1911::The New Malahat Highway

"1911::The New Malahat Highway"

Photo: City of Victoria Archives (M00679)

On January 24, 1911, less than three years after the first stake was driven into the ground, Mill Bay Road's first customer traversed its hills and bends on a return trip to Ladysmith from Victoria. The same customer also became the first to experience a 5-mile drive through snow over its summit. By the end of the new highway's first summer, the Mill Bay Road had been renamed 'Malahat Highway' to honour the history of Mount Malahat and its people and the old trail and wagon road to Duncan.

1913::Map of the New Malahat Highway

"1913::Map of the New Malahat Highway"

Clip: British Columbia Auto Touring Guide (1913)

Map Left: Goldstream Hotel to Malahat Summit/ Right: Malahat Summit to Shawnigan Lake Turnoff

The Mill Bay Road was designed and built to suit the world's earliest automobiles which were often slow and built for touring. By 1911, when the road was completed, automobile designs had already significantly advanced. They had become bigger and faster. Changes to the new highway's road top and the levelling of its bends and climbs were necessary to accommodate the new speedy automobiles of the rapidly advancing world.
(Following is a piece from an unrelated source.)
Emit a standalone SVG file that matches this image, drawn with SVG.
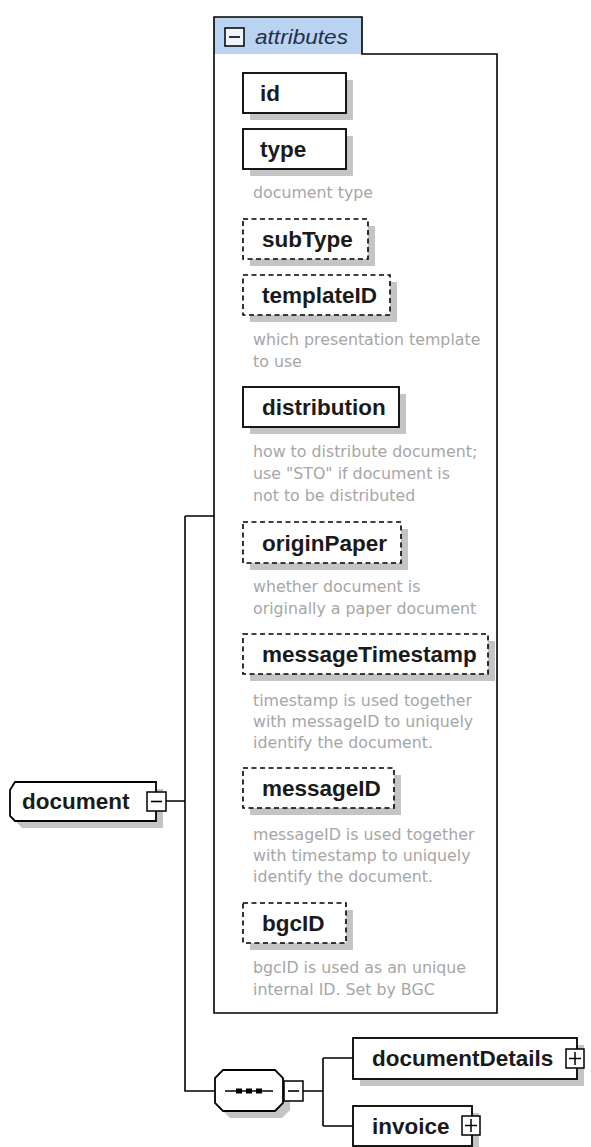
<svg xmlns="http://www.w3.org/2000/svg" width="591" height="1147" viewBox="0 0 591 1147">
<style>
.lbl{font-family:"Liberation Sans",Arial,sans-serif;font-weight:bold;font-size:22.5px;fill:#1a1a1a}
.desc{font-family:"DejaVu Sans","Liberation Sans",sans-serif;font-size:15.8px;fill:#a6a6a6}
.box{fill:#fff;stroke:#000;stroke-width:1.8}
.dash{fill:#fff;stroke:#000;stroke-width:1.6;stroke-dasharray:5 3.5}
.shd{fill:#c4c4c4}
.ln{fill:none;stroke:#000;stroke-width:1.6}
.pm{fill:#fff;stroke:#000;stroke-width:1.5}
</style>
<rect width="591" height="1147" fill="#fff"/>
<g id="connectors">
<path class="ln" d="M166,801 H185 M185,516 H214 M185,516 V1091 H215 M303,1091 H323 M323,1058 V1126 M323,1058 H353 M323,1126 H353"/>
</g>
<g id="attributes">
<path d="M214,17 H362 V54 H214 Z" fill="#bad3f1"/>
<path class="ln" d="M214,1013 V17 H362 V54 H497 V1013 Z" stroke-width="1.8"/>
<rect x="225" y="28" width="19" height="18" fill="#eef4fc" stroke="#000" stroke-width="1.5"/>
<path d="M229,37 H240" stroke="#000" stroke-width="1.6"/>
<text x="255" y="44" font-family="'Liberation Sans',Arial,sans-serif" font-style="italic" font-size="20.5" fill="#24304a" textLength="93" lengthAdjust="spacingAndGlyphs">attributes</text>
</g>
<g id="id">
<rect class="shd" x="250" y="80" width="103" height="40"/>
<rect class="box" x="243" y="73" width="103" height="40"/>
<text class="lbl" x="260" y="101">id</text>
</g>
<g id="type">
<rect class="shd" x="250" y="136" width="103" height="40"/>
<rect class="box" x="243" y="129" width="103" height="40"/>
<text class="lbl" x="260" y="157">type</text>
<text class="desc" x="253" y="198">document type</text>
</g>
<g id="subType">
<rect class="shd" x="250" y="226" width="125" height="40"/>
<rect class="dash" x="243" y="219" width="125" height="40"/>
<text class="lbl" x="262" y="247">subType</text>
</g>
<g id="templateID">
<rect class="shd" x="250" y="282" width="147" height="40"/>
<rect class="dash" x="243" y="275" width="147" height="40"/>
<text class="lbl" x="262" y="303">templateID</text>
<text class="desc" x="253" y="345">which presentation template</text>
<text class="desc" x="253" y="367">to use</text>
</g>
<g id="distribution">
<rect class="shd" x="250" y="394" width="156" height="40"/>
<rect class="box" x="243" y="387" width="156" height="40"/>
<text class="lbl" x="262" y="415">distribution</text>
<text class="desc" x="253" y="457">how to distribute document;</text>
<text class="desc" x="253" y="479">use "STO" if document is</text>
<text class="desc" x="253" y="501">not to be distributed</text>
</g>
<g id="originPaper">
<rect class="shd" x="250" y="529" width="158" height="41"/>
<rect class="dash" x="243" y="522" width="158" height="41"/>
<text class="lbl" x="262" y="551">originPaper</text>
<text class="desc" x="253" y="592">whether document is</text>
<text class="desc" x="253" y="614">originally a paper document</text>
</g>
<g id="messageTimestamp">
<rect class="shd" x="250" y="641" width="245" height="40"/>
<rect class="dash" x="243" y="634" width="245" height="40"/>
<text class="lbl" x="262" y="662">messageTimestamp</text>
<text class="desc" x="253" y="706">timestamp is used together</text>
<text class="desc" x="253" y="727">with messageID to uniquely</text>
<text class="desc" x="253" y="748">identify the document.</text>
</g>
<g id="messageID">
<rect class="shd" x="250" y="775" width="151" height="40"/>
<rect class="dash" x="243" y="768" width="151" height="40"/>
<text class="lbl" x="262" y="796">messageID</text>
<text class="desc" x="253" y="840">messageID is used together</text>
<text class="desc" x="253" y="861">with timestamp to uniquely</text>
<text class="desc" x="253" y="882">identify the document.</text>
</g>
<g id="bgcID">
<rect class="shd" x="250" y="910" width="103" height="40"/>
<rect class="dash" x="243" y="903" width="103" height="40"/>
<text class="lbl" x="262" y="931">bgcID</text>
<text class="desc" x="253" y="973">bgcID is used as an unique</text>
<text class="desc" x="253" y="995">internal ID. Set by BGC</text>
</g>
<g id="document">
<path class="shd" d="M22,789 H163 V828 H22 L17,823 V797 Z"/>
<path class="box" d="M15,782 H156 V821 H15 L10,816 V790 Z"/>
<text class="lbl" x="22" y="809">document</text>
<rect class="pm" x="147" y="792" width="19" height="19"/>
<path d="M151,801.5 H162" stroke="#000" stroke-width="1.6"/>
</g>
<g id="sequence">
<path class="shd" d="M230,1077 H282 L290,1085 V1110 L282,1118 H230 L222,1110 V1085 Z"/>
<path class="box" d="M223,1070 H275 L283,1078 V1103 L275,1111 H223 L215,1103 V1078 Z"/>
<path d="M225,1091 H273" stroke="#000" stroke-width="1.5"/>
<rect x="236" y="1088.5" width="6" height="5" fill="#000"/>
<rect x="246" y="1088.5" width="6" height="5" fill="#000"/>
<rect x="256" y="1088.5" width="6" height="5" fill="#000"/>
<rect class="pm" x="284" y="1081" width="19" height="20"/>
<path d="M288,1091 H299" stroke="#000" stroke-width="1.6"/>
</g>
<g id="documentDetails">
<rect class="shd" x="360" y="1045" width="224" height="41"/>
<rect class="box" x="353" y="1038" width="224" height="41"/>
<text class="lbl" x="372" y="1066">documentDetails</text>
<rect class="pm" x="566" y="1049" width="18" height="19"/>
<path d="M569,1058.5 H581 M575,1052 V1065" stroke="#000" stroke-width="1.5"/>
</g>
<g id="invoice">
<rect class="shd" x="360" y="1113" width="119" height="40"/>
<rect class="box" x="353" y="1106" width="119" height="40"/>
<text class="lbl" x="372" y="1134">invoice</text>
<rect class="pm" x="462" y="1116" width="18" height="19"/>
<path d="M465,1125.5 H477 M471,1119 V1132" stroke="#000" stroke-width="1.5"/>
</g>
</svg>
1912::Safety Sign Posts on the Malahat Highway

"1912::Safety Sign Posts on the Malahat Highway"

Photo: BC Archives (E-00422)

The Malahat Highway made headlines for many years and, as predicted, attracted automobile tourists from around the world. Before the end of its first year, the Victoria Motor Club that had initiated the building of the Malahat Highway journeyed along the route to post helpful road signs wherever a sign was needed. These signs were mostly road hazard warnings and directions to the nearest towns. Directions to the nearest mechanic with gasoline became the only permittable commercial signs on the route.